The next couple of days were spent focusing on keeping my students focused, discussing with them the unparalleled joys of learning the first conditionals clause with “if”, cursing my way through endless report cards, putting the finishing touches on the Christmas charity market we ran every year and preparing for the next meal.

     The Christmas dinner. La cena de navidad. Which should not be confused with the feast you engage in on the 25th, that ends up being just another pause to fill up the tank.

      The Cena de Navidad is that oversized supper which is the result of an uncontrolled need to gather at this time. All personal circumstances are taken into consideration; and no exceptions are left out.

You have your:
• Company Dinner
• Workmates Dinner (sometimes separate from the former)
• High school classmates dinner
• College classmates dinner
• Cousins dinner
• Friends you met on your summer abroad dinner
• Karate club dinner
• Knitting club dinner
• Hiking group dinner
• Neighbors dinner
• The group of friends you play paddle tennis with dinner
• The group of friends you went on the Camino de Santiago with dinner
• The group of friends you meet when you walk your dog because they also walk their dogs dinner (canines may or may not be included in plan)
• The group of friends who are just a group of friends but you aren’t exactly sure why

        And this, of course does not include Christmas Eve, Christmas Day, New Year’s Eve and New Year’s Day, which is strictly family.
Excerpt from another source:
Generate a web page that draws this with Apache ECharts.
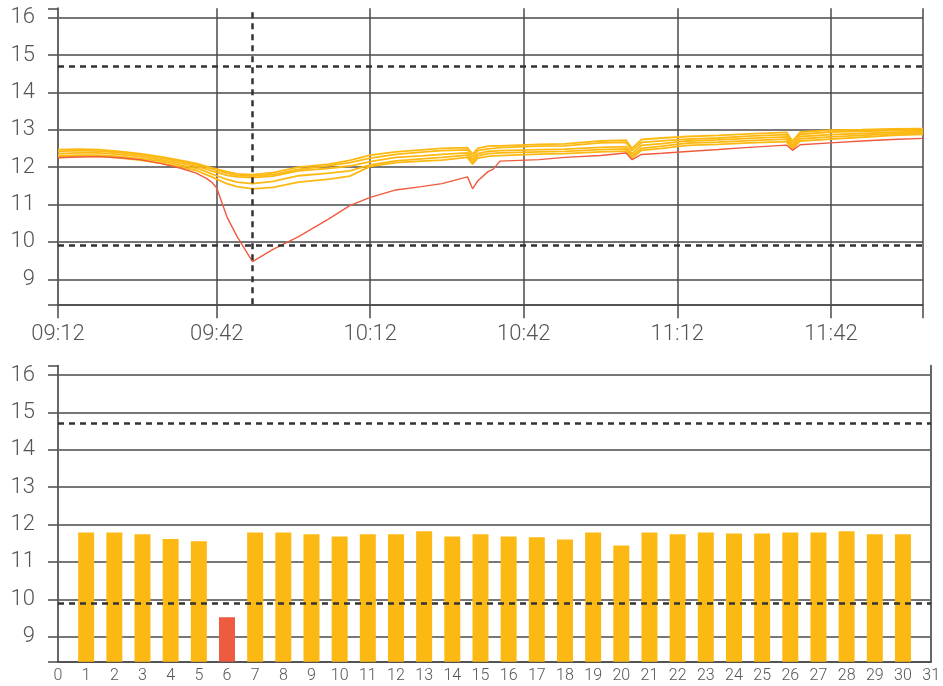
<!DOCTYPE html>
<html>
<head>
<meta charset="utf-8">
<script src="https://cdn.jsdelivr.net/npm/echarts@6/dist/echarts.min.js"></script>
<style>html,body{margin:0;padding:0;background:#fff}#c{width:943px;height:686px}</style>
</head>
<body>
<div id="c"></div>
<script>
// ---------- data ----------
const times = ['09:11','09:15','09:19','09:23','09:27','09:31','09:35','09:38','09:40','09:41',
  '09:42','09:44','09:46','09:49','09:53','09:58','10:04','10:08','10:12','10:17',
  '10:22','10:26','10:31','10:32','10:33','10:35','10:36','10:37:20','10:45','10:50',
  '10:57','11:02','11:03:10','11:05','11:09','11:14','11:20','11:26','11:33:20','11:34:30',
  '11:36','11:42','11:48','11:54','12:00'];
const sensor1 = [12.47,12.48,12.47,12.42,12.36,12.28,12.18,12.10,12.02,11.98,
  11.95,11.88,11.82,11.80,11.85,12.00,12.08,12.18,12.32,12.41,
  12.46,12.50,12.52,12.35,12.50,12.56,12.57,12.57,12.61,12.62,
  12.70,12.72,12.50,12.74,12.78,12.82,12.85,12.89,12.93,12.70,
  12.94,12.99,13.00,13.02,13.03];
const sensor2 = [12.42,12.44,12.43,12.39,12.33,12.25,12.15,12.07,12.00,11.96,
  11.92,11.84,11.78,11.76,11.80,11.94,12.04,12.12,12.24,12.34,
  12.40,12.44,12.46,12.28,12.44,12.49,12.50,12.52,12.56,12.57,
  12.65,12.66,12.44,12.66,12.70,12.75,12.78,12.83,12.87,12.64,
  12.88,12.94,12.96,12.98,13.00];
const sensor3 = [12.36,12.38,12.38,12.34,12.28,12.20,12.10,12.02,11.95,11.90,
  11.86,11.78,11.74,11.72,11.76,11.90,11.97,12.03,12.15,12.26,
  12.30,12.34,12.38,12.20,12.36,12.42,12.43,12.44,12.47,12.48,
  12.53,12.55,12.36,12.58,12.63,12.70,12.73,12.77,12.81,12.58,
  12.82,12.87,12.90,12.93,12.96];
const sensor4 = [12.31,12.32,12.32,12.29,12.23,12.16,12.05,11.97,11.88,11.82,
  11.77,11.67,11.60,11.56,11.62,11.77,11.84,11.90,12.06,12.17,
  12.22,12.26,12.32,12.13,12.30,12.36,12.37,12.38,12.41,12.42,
  12.47,12.49,12.30,12.50,12.56,12.64,12.67,12.71,12.75,12.52,
  12.76,12.81,12.85,12.89,12.92];
const sensor5 = [12.28,12.29,12.29,12.25,12.19,12.11,12.00,11.91,11.80,11.74,
  11.68,11.56,11.48,11.42,11.46,11.60,11.68,11.76,12.02,12.12,
  12.16,12.19,12.26,12.08,12.24,12.29,12.30,12.31,12.35,12.36,
  12.41,12.43,12.24,12.45,12.50,12.58,12.61,12.65,12.68,12.48,
  12.70,12.75,12.80,12.85,12.88];
const sensor6 = [12.25,12.27,12.28,12.25,12.20,12.10,11.97,11.84,11.70,11.60,
  11.45,10.67,10.14,9.47,9.80,10.14,10.62,10.97,11.19,11.39,
  11.48,11.56,11.74,11.42,11.63,11.88,11.94,12.16,12.20,12.26,
  12.31,12.38,12.20,12.34,12.37,12.42,12.47,12.53,12.59,12.45,
  12.60,12.65,12.70,12.74,12.77];
const yellowSeries = [sensor1, sensor2, sensor3, sensor4, sensor5];
const redSeries = sensor6;

const markerTime = '09:49';
const upperLimit = 14.7;
const lowerLimit = 9.9;

const xTickTimes = ['09:11','09:42','10:12','10:42','11:12','11:42'];
const xTickLabels = ['09:12','09:42','10:12','10:42','11:12','11:42'];
const xStart = '09:11';
const xEnd = '12:00';

const yTicks = [9,10,11,12,13,14,15,16];
const yMin = 8.33, yMax = 16.25;

const barDays = [1,2,3,4,5,6,7,8,9,10,11,12,13,14,15,16,17,18,19,20,21,22,23,24,25,26,27,28,29,30];
const barValues = [11.79,11.79,11.74,11.61,11.55,9.52,11.79,11.79,11.74,11.68,
  11.74,11.74,11.82,11.68,11.74,11.68,11.66,11.60,11.79,11.44,
  11.79,11.74,11.79,11.76,11.76,11.79,11.79,11.82,11.74,11.74];
const dayMin = 0, dayMax = 31;

// ---------- helpers ----------
function toMin(s) {
  const p = s.split(':').map(Number);
  return p[0] * 60 + p[1] + (p[2] || 0) / 60;
}
const YEL = '#FDB913', RED = '#EF5B3F';
const GRID = '#4a4a4a', AXIS = '#666', TXT = '#555';
const FONT = 'Roboto';
const FW = 300;

const xs = times.map(toMin);
const tickVals = xTickTimes.map(toMin);
const xMinV = toMin(xStart), xMaxV = toMin(xEnd);

function limitLines(extra) {
  const d = [{ yAxis: upperLimit }, { yAxis: lowerLimit }];
  if (extra) d.push(extra);
  return {
    silent: true, symbol: 'none', animation: false,
    label: { show: false },
    lineStyle: { color: '#333', width: 2.5, type: [6, 5] },
    data: d
  };
}

const yAxisCommon = (gi) => ({
  type: 'value', gridIndex: gi, min: yMin, max: yMax,
  axisLine: { show: true, lineStyle: { color: AXIS, width: 2 } },
  axisTick: { show: true, length: 10, lineStyle: { color: GRID, width: 1.5 }, customValues: [yMin].concat(yTicks, [yMax]) },
  axisLabel: { show: true, customValues: yTicks, color: TXT, fontSize: 22, fontFamily: FONT, fontWeight: FW, margin: 23 },
  splitLine: { show: true, showMaxLine: false, lineStyle: { color: GRID, width: 1.5 } }
});

const series = [];
yellowSeries.forEach((arr, i) => {
  series.push({
    type: 'line', xAxisIndex: 0, yAxisIndex: 0, showSymbol: false, symbol: 'none',
    lineStyle: { color: YEL, width: 1.8 }, z: 3,
    data: arr.map((v, j) => [xs[j], v]),
    markLine: i === 0 ? limitLines({ xAxis: toMin(markerTime) }) : undefined
  });
});
series.push({
  type: 'line', xAxisIndex: 0, yAxisIndex: 0, showSymbol: false, symbol: 'none',
  lineStyle: { color: RED, width: 1.4 }, z: 4,
  data: redSeries.map((v, j) => [xs[j], v])
});
series.push({
  type: 'bar', xAxisIndex: 1, yAxisIndex: 1, barWidth: 16,
  data: barDays.map((d, i) => ({
    value: [d, barValues[i]],
    itemStyle: { color: barValues[i] < lowerLimit ? RED : YEL }
  })),
  markLine: limitLines()
});

const option = {
  animation: false,
  backgroundColor: '#fff',
  grid: [
    { left: 58, right: 20, top: 8.3, height: 296 },
    { left: 58, right: 11, top: 365.7, height: 296 }
  ],
  xAxis: [
    {
      type: 'value', gridIndex: 0, min: xMinV, max: xMaxV,
      axisLine: { show: true, lineStyle: { color: GRID, width: 1.5 } },
      axisTick: { show: true, length: 14, lineStyle: { color: GRID, width: 1.5 }, customValues: tickVals.concat([xMaxV]) },
      axisLabel: {
        show: true, customValues: tickVals, color: TXT, fontSize: 22, fontFamily: FONT, fontWeight: FW, margin: 19,
        formatter: (v) => { const k = tickVals.findIndex(t => Math.abs(t - v) < 1e-6); return k >= 0 ? xTickLabels[k] : ''; }
      },
      splitLine: { show: true, lineStyle: { color: GRID, width: 1.5 } }
    },
    {
      type: 'value', gridIndex: 1, min: dayMin, max: dayMax, interval: 1,
      axisLine: { show: true, lineStyle: { color: GRID, width: 1.5 } },
      axisTick: { show: false },
      axisLabel: { show: true, color: TXT, fontSize: 16, fontFamily: FONT, fontWeight: FW, margin: 6 },
      splitLine: { show: false }
    }
  ],
  yAxis: [
    yAxisCommon(0),
    yAxisCommon(1),
    {
      type: 'value', gridIndex: 1, min: yMin, max: yMax, position: 'right',
      axisLine: { show: true, lineStyle: { color: AXIS, width: 2 } },
      axisTick: { show: false }, axisLabel: { show: false }, splitLine: { show: false }
    }
  ],
  series: series
};

const chart = echarts.init(document.getElementById('c'), null, { renderer: 'canvas' });
chart.setOption(option);
</script>
</body>
</html>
      Naturally, one reaches a point at which one senses the dangers of such extended festivities can bring about, and hopes that some of the annual gatherings will somehow cease to be; but unfortunately there is always one member of the group who takes charge and insists that great traditions should not be forgotten! They do this at all cost.

      The clear victors here are the restaurants themselves, which rub their greedy hands together come December 1st and the first events. So popular and widespread has this custom become, that the popular places and the popular days are quickly snatched up a months in advance. I know of one joint whose tables for a Christmas Eve event are fully booked on the first of the year. Yes, that’s 358 days before.
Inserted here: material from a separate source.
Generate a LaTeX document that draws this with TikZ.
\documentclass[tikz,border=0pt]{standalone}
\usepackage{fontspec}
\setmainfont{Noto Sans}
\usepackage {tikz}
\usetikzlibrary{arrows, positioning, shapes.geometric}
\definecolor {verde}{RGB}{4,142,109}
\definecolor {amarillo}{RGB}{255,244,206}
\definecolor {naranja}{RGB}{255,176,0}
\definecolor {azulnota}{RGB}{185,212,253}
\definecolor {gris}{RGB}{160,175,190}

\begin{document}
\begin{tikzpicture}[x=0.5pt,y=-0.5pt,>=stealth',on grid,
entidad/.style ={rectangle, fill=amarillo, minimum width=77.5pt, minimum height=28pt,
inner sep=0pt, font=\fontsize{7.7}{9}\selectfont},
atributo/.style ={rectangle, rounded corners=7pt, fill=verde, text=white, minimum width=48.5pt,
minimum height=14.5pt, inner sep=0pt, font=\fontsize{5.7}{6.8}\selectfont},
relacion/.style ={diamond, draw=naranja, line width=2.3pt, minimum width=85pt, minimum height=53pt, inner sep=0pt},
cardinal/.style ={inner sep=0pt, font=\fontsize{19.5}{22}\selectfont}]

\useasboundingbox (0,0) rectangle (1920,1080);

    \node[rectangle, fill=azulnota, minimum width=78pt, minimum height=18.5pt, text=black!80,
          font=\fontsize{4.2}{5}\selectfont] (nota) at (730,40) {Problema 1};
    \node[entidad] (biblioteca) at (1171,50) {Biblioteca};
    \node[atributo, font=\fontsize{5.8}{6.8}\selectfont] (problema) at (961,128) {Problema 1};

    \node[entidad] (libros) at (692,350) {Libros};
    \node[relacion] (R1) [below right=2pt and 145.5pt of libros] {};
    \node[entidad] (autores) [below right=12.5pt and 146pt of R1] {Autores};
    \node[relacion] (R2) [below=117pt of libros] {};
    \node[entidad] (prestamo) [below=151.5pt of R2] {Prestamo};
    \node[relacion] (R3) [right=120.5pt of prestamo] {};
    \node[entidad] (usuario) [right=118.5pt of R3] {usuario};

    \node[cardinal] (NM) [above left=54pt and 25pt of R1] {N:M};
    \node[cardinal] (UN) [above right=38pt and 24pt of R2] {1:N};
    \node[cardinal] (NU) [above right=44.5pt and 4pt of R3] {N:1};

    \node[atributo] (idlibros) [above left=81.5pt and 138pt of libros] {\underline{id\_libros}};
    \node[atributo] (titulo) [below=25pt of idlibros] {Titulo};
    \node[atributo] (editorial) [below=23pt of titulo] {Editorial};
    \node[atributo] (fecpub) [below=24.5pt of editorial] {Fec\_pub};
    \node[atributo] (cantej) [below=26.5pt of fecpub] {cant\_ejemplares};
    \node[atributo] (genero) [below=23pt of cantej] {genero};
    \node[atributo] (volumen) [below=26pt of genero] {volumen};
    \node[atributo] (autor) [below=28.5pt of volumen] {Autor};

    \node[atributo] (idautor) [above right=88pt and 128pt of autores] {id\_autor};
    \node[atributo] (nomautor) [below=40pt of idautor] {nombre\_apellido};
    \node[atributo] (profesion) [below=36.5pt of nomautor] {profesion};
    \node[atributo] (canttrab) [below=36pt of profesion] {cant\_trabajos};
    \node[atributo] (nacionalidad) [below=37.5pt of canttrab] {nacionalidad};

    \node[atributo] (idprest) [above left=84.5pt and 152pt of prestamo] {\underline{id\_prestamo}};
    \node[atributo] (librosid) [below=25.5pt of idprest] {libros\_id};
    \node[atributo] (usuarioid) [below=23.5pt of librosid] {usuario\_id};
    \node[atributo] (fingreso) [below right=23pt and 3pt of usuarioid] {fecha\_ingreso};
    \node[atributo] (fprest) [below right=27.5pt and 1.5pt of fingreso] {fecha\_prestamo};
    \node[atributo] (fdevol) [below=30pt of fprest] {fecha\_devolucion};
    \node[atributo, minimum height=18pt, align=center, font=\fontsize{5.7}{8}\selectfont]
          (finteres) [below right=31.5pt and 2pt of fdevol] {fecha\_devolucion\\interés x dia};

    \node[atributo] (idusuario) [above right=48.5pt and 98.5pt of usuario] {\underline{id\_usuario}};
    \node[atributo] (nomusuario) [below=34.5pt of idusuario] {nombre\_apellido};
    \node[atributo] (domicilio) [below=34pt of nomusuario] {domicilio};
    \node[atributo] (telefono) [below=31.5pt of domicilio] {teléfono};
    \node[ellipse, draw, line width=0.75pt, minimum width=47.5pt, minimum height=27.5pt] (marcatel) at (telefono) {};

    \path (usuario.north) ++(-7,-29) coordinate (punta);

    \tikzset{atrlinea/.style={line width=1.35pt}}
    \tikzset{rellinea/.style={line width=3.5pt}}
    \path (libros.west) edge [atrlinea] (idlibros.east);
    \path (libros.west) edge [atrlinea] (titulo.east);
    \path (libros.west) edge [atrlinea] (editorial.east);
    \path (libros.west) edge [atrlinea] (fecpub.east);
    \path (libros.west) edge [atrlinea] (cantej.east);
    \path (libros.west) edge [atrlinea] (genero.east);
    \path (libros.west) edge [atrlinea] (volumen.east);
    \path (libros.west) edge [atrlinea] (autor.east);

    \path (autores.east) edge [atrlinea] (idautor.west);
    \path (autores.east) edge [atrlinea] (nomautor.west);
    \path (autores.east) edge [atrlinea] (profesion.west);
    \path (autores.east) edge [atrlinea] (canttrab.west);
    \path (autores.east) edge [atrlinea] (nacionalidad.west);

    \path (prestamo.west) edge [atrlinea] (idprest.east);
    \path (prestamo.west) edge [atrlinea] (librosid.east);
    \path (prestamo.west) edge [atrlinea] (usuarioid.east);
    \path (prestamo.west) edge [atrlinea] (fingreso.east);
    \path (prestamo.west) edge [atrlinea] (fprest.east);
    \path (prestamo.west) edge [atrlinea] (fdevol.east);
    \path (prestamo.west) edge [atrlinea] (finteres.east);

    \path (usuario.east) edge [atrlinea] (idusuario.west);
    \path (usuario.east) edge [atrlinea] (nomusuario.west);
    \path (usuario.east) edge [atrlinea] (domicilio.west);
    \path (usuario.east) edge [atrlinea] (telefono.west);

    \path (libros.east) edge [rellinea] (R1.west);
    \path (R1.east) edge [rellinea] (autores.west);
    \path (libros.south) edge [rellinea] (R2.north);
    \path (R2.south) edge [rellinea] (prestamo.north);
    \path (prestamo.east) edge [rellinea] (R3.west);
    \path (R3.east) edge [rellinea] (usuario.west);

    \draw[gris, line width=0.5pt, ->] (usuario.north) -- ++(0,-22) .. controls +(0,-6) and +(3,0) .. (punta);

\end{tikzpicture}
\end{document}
    I had already crossed out the gastronomic club dinner out as something of the past. Next in line was the post Christmas-market dinner, which in theory included all the personnel from the school, but was voluntary, so the attendees usually numbered around 30. The idea started out as something far more modest in stature and breadth. Years back when we put away the final box of articles that were left over, and we went out for a few celebratory cañas. With the conclusion of each new edition, the numbers grew and so we decided to formalize the event, which included finding a place and a set menu, because there are two very important you need to know about going out for dinner on a Friday night in the middle of December:

     1) You’re not going to find a place with room for thirty
2) They aren’t going to let you sit down without agreeing to a set menu.
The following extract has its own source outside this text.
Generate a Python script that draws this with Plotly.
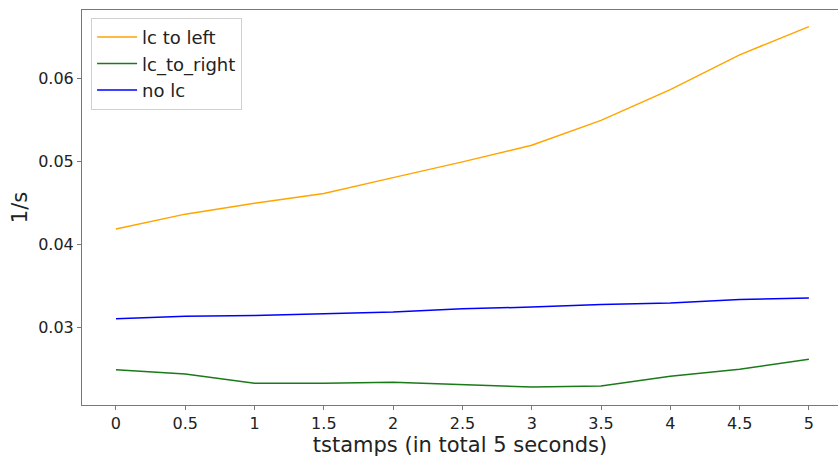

     Proof of this was that I didn’t start hunting for an eatery until late November and by then it was too late to pick my first choice, and so I settled for one where we been to two years before and which had committed the unforgivable sin of overcharging us. Days later we worked out the misunderstanding, and they offered to do it right again. I never took them up on their offer, but now I was willing to give them another chance. Not so for several of the usual crowd. Returning to the same restaurant triggered a debate of such extent that the plan nearly collapsed upon itself. Half the group decided to march off and organize their own dinner, making it clear to me that where they were going to dine was far more important than who they were going to dine with. Such is the meaningfulness of these gatherings at this time of joy, peace, and togetherness.